__Exercise directions__: Extract everything from the first line through the line with "import * as", both ends included, except for any pictures.

(Dataset rows)
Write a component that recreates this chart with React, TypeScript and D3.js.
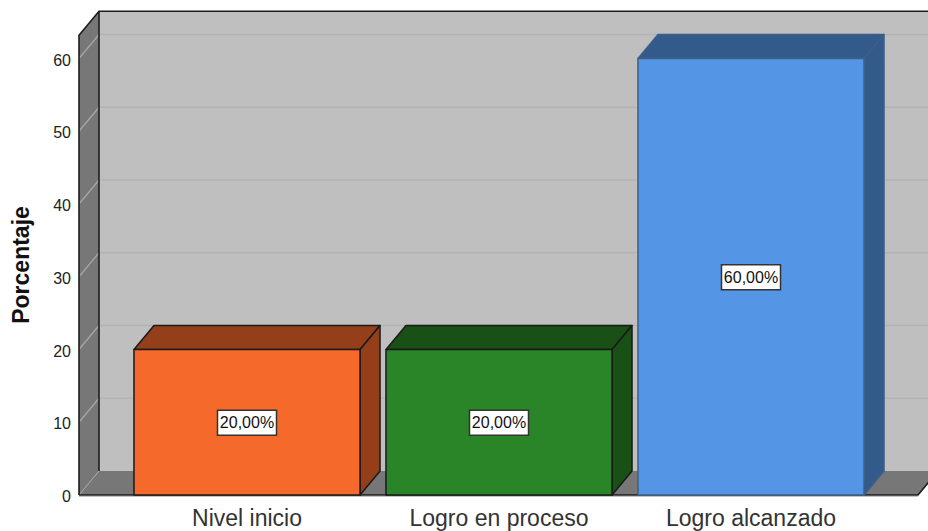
import React from "react";
import * as d3 from "d3";

const categories = ["Nivel inicio", "Logro en proceso", "Logro alcanzado"];
const values = [20, 20, 60];
const valueLabels = ["20,00%", "20,00%", "60,00%"];
const frontColors = ["#f5692b", "#2a8529", "#5495e5"];
const sideColors = ["#943f19", "#195016", "#325b8c"];
const strokeColors = ["#1a1a1a", "#1a1a1a", "#3f5f85"];
const yTicks = [0, 10, 20, 30, 40, 50, 60];

const W = 928;
const H = 531;
const DX = 20;
const DY = -24;
const y = d3.scaleLinear().domain([0, 60]).range([495, 58.5]);
const x = d3.scaleBand<string>().domain(categories).range([121, 877]).paddingInner(0.103).paddingOuter(0.0515);
const FONT = "'Liberation Sans', Arial, sans-serif";
const poly = (p: [number, number][]) => p.map((a) => a.join(",")).join(" ");

export default function App() {
  const yTop = y(63.2);
  const left = 79;
  const right = 918;
  const y0 = y(0);
  return (
    <svg width={W} height={H} viewBox={`0 0 ${W} ${H}`} style={{ position: "absolute", left: 0, top: 0, background: "#fff" }} fontFamily={FONT}>
      {/* back wall */}
      <rect x={left + DX} y={yTop + DY} width={W} height={y0 - yTop} fill="#bfbfbf" />
      {/* left wall */}
      <polygon points={poly([[left, yTop], [left + DX, yTop + DY], [left + DX, y0 + DY], [left, y0]])} fill="#777777" />
      {/* floor */}
      <polygon points={poly([[left, y0], [right, y0], [right + DX, y0 + DY], [left + DX, y0 + DY]])} fill="#777777" />
      {/* gridlines */}
      {yTicks.slice(1).map((t) => (
        <g key={t}>
          <line x1={left + DX} x2={W} y1={y(t) + DY} y2={y(t) + DY} stroke="#b3b3b3" strokeWidth={1.5} />
          <line x1={left} x2={left + DX} y1={y(t)} y2={y(t) + DY} stroke="#a8a8a8" strokeWidth={1.2} />
        </g>
      ))}
      <line x1={left} x2={left + DX} y1={y0} y2={y0 + DY} stroke="#a8a8a8" strokeWidth={1} />
      {/* frame */}
      <path d={`M${left},${y0} V${yTop} L${left + DX},${yTop + DY} H${W}`} fill="none" stroke="#1c1c1c" strokeWidth={1.6} />
      <line x1={left + DX} x2={left + DX} y1={yTop + DY} y2={y0 + DY} stroke="#1c1c1c" strokeWidth={1.6} />
      <path d={`M${left},${y0} H${right} L${right + DX},${y0 + DY}`} fill="none" stroke="#1c1c1c" strokeWidth={1.6} />
      <line x1={left} x2={right} y1={y0 + 1.5} y2={y0 + 1.5} stroke="#c4c4c4" strokeWidth={1} />
      {/* y ticks */}
      {yTicks.map((t) => (
        <text key={t} x={71} y={y(t) + 1.5} dy="0.35em" textAnchor="end" fontSize={16} fill="#222">{t}</text>
      ))}
      <text transform="translate(23,265) rotate(-90)" textAnchor="middle" dominantBaseline="middle" fontSize={23} fontWeight="bold" fill="#111">Porcentaje</text>
      {/* bars */}
      {categories.map((c, i) => {
        const bx = x(c)!;
        const bw = x.bandwidth();
        const by = y(values[i]);
        return (
          <g key={c} stroke={strokeColors[i]} strokeWidth={1.5} strokeLinejoin="round">
            <polygon points={poly([[bx, by], [bx + DX, by + DY], [bx + bw + DX, by + DY], [bx + bw, by]])} fill={sideColors[i]} />
            <polygon points={poly([[bx + bw, by], [bx + bw + DX, by + DY], [bx + bw + DX, y0 + DY], [bx + bw, y0]])} fill={sideColors[i]} />
            <rect x={bx} y={by} width={bw} height={y0 - by} fill={frontColors[i]} />
          </g>
        );
      })}
      {/* value labels */}
      {categories.map((c, i) => {
        const cx = x(c)! + x.bandwidth() / 2;
        const cy = y(values[i] / 2);
        return (
          <g key={c}>
            <rect x={cx - 29.5} y={cy - 12} width={59} height={25} fill="#fff" stroke="#333" strokeWidth={1.5} />
            <text x={cx} y={cy + 0.5} dy="0.35em" textAnchor="middle" fontSize={16} fill="#111">{valueLabels[i]}</text>
          </g>
        );
      })}
      {/* category labels */}
      {categories.map((c) => (
        <text key={c} x={x(c)! + x.bandwidth() / 2} y={526} textAnchor="middle" fontSize={23} fill="#333">{c}</text>
      ))}
    </svg>
  );
}
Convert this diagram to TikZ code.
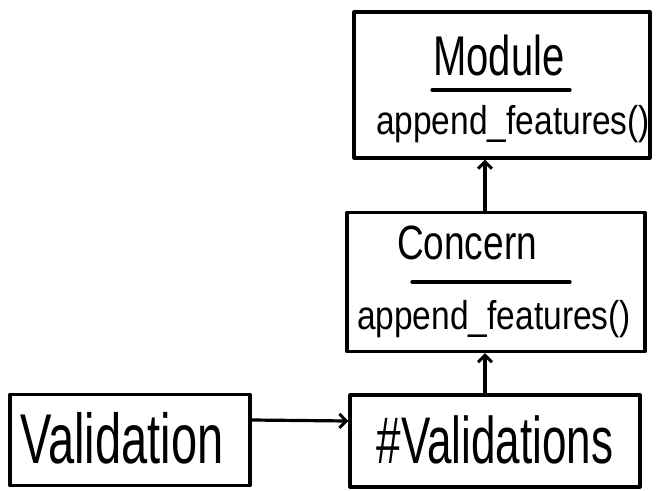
\documentclass[tikz,border=0pt]{standalone}
\usepackage{fontspec}
\usepackage{graphicx}
\setmainfont{Liberation Sans}
\usetikzlibrary{arrows.meta}
% stretch a label upwards, like tall hand lettering
\newcommand\tallText[2][1.4]{\scalebox{1}[#1]{#2}}
\tikzset{
  ink/.style={line width=3.2pt, line cap=round, line join=round},
  classbox/.style={ink, draw, rectangle, inner sep=0pt},
  link/.style={ink, -{Straight Barb[length=7pt,width=14pt,line width=3pt]}},
  title/.style={inner sep=0pt, font=\fontsize{40}{44}\selectfont},
  method/.style={inner sep=0pt, font=\fontsize{33.5}{36}\selectfont},
}
\begin{document}
\begin{tikzpicture}[x=1pt, y=-1pt]
  \useasboundingbox (0,0) rectangle (658,490);

  % class boxes
  \node[classbox, minimum width=296pt, minimum height=146pt] (module) at (502,85) {};
  \node[classbox, minimum width=298pt, minimum height=139pt] (concern) at (496,282) {};
  \node[classbox, minimum width=240pt, minimum height=91pt] (validation) at (130,440) {};
  \node[classbox, minimum width=290pt, minimum height=92pt] (validations) at (495,441) {};

  % Module: name, rule, method
  \node[title] (moduleName) at (499,55) {\tallText{Module}};
  \coordinate (moduleRuleL) at (432,90);
  \coordinate (moduleRuleR) at (570,90);
  \draw[ink] (moduleRuleL) -- (moduleRuleR);
  \node[method] (moduleMethod) at (513,124) {\tallText[1.2]{append\_features()}};

  % Concern: name, rule, method
  \node[title, font=\fontsize{37}{40}\selectfont] (concernName) at (467,243) {\tallText[1.3]{Concern}};
  \coordinate (concernRuleL) at (412,282);
  \coordinate (concernRuleR) at (570,282);
  \draw[ink] (concernRuleL) -- (concernRuleR);
  \node[method] (concernMethod) at (494,319) {\tallText[1.2]{append\_features()}};

  % module names in the lower row
  \node[inner sep=0pt, font=\fontsize{47}{50}\selectfont] (validationName) at (122,438) {\tallText[1.5]{Validation}};
  \node[inner sep=0pt, font=\fontsize{44}{48}\selectfont] (validationsName) at (495,440) {\tallText[1.5]{\#Validations}};

  % connectors
  \coordinate (column) at (485,0);
  \draw[link] ([yshift=20pt]validation.east) -- ([yshift=20pt]validations.west);
  \draw[link] (validations.north -| column) -- (concern.south -| column);
  \draw[link] (concern.north -| column) -- (module.south -| column);
\end{tikzpicture}
\end{document}
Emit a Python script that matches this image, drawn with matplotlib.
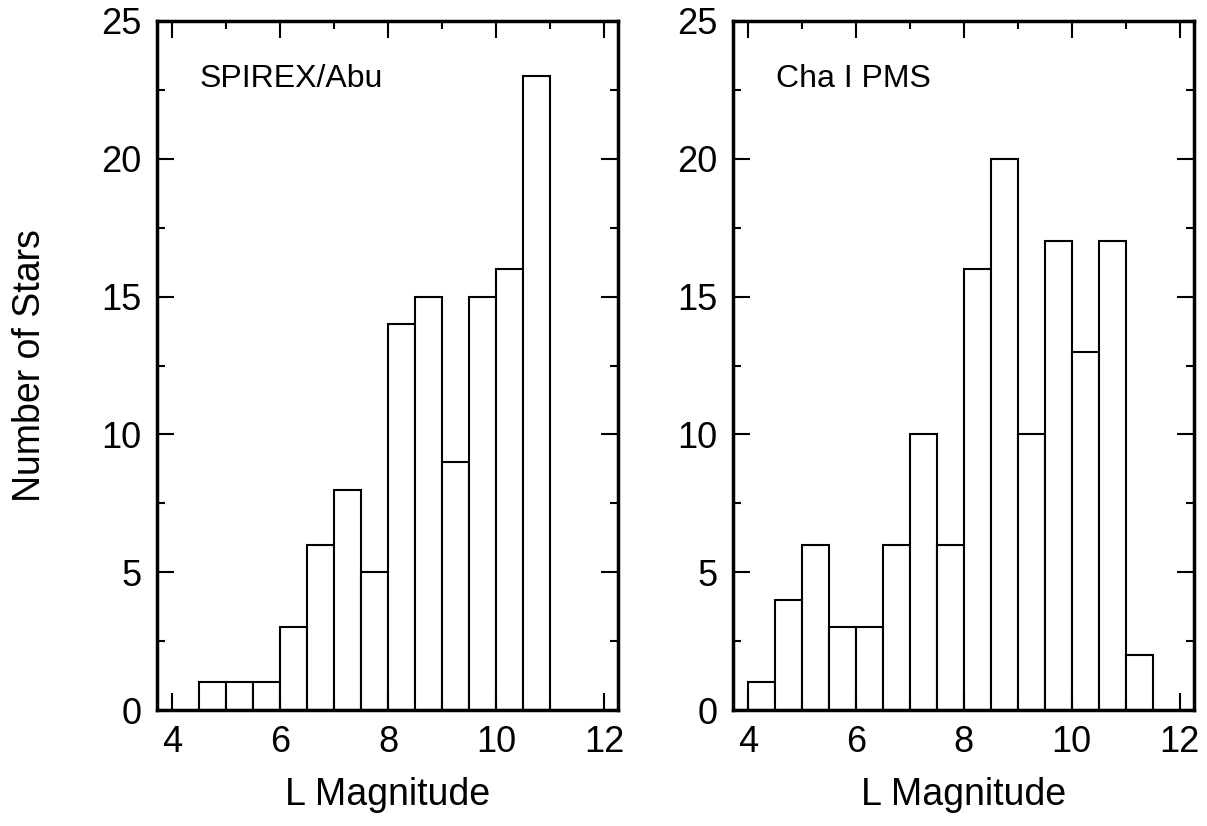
import numpy as np
import matplotlib.pyplot as plt
from matplotlib.ticker import MultipleLocator

plt.rcParams['font.family'] = ['Liberation Sans', 'DejaVu Sans']

bin_width = 0.5
spirex_left = [4.5, 5.0, 5.5, 6.0, 6.5, 7.0, 7.5, 8.0, 8.5, 9.0, 9.5, 10.0, 10.5]
spirex_counts = [1, 1, 1, 3, 6, 8, 5, 14, 15, 9, 15, 16, 23]
cha_left = [4.0, 4.5, 5.0, 5.5, 6.0, 6.5, 7.0, 7.5, 8.0, 8.5, 9.0, 9.5, 10.0, 10.5, 11.0]
cha_counts = [1, 4, 6, 3, 3, 6, 10, 6, 16, 20, 10, 17, 13, 17, 2]

fig = plt.figure(figsize=(12.07, 8.26), dpi=100)
ax1 = fig.add_axes([0.130, 0.1404, 0.382, 0.8342])
ax2 = fig.add_axes([0.607, 0.1404, 0.382, 0.8342])

panels = [(ax1, spirex_left, spirex_counts, 'SPIREX/Abu'),
          (ax2, cha_left, cha_counts, 'Cha I PMS')]

for ax, left, counts, label in panels:
    ax.bar(left, counts, width=bin_width, align='edge', facecolor='white',
           edgecolor='black', linewidth=1.5)
    ax.set_xlim(3.72, 12.26)
    ax.set_ylim(0, 25)
    ax.xaxis.set_major_locator(MultipleLocator(2))
    ax.xaxis.set_minor_locator(MultipleLocator(1))
    ax.yaxis.set_major_locator(MultipleLocator(5))
    ax.yaxis.set_minor_locator(MultipleLocator(2.5))
    ax.tick_params(which='both', direction='in', top=True, right=True,
                   labelsize=26, width=1.5, pad=11)
    ax.tick_params(which='major', length=12)
    ax.tick_params(which='minor', length=6)
    for s in ax.spines.values():
        s.set_linewidth(2.5)
    ax.set_xlabel('L Magnitude', fontsize=27, labelpad=12)
    ax.text(0.093, 0.916, label, transform=ax.transAxes, fontsize=23,
            ha='left', va='center')

ax1.set_ylabel('Number of Stars', fontsize=27, labelpad=38)

fig.savefig('out.png', dpi=100)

__Result of this exercise__:
Write a component that recreates this chart with React, TypeScript and D3.js.
import React from "react";
import * as d3 from "d3";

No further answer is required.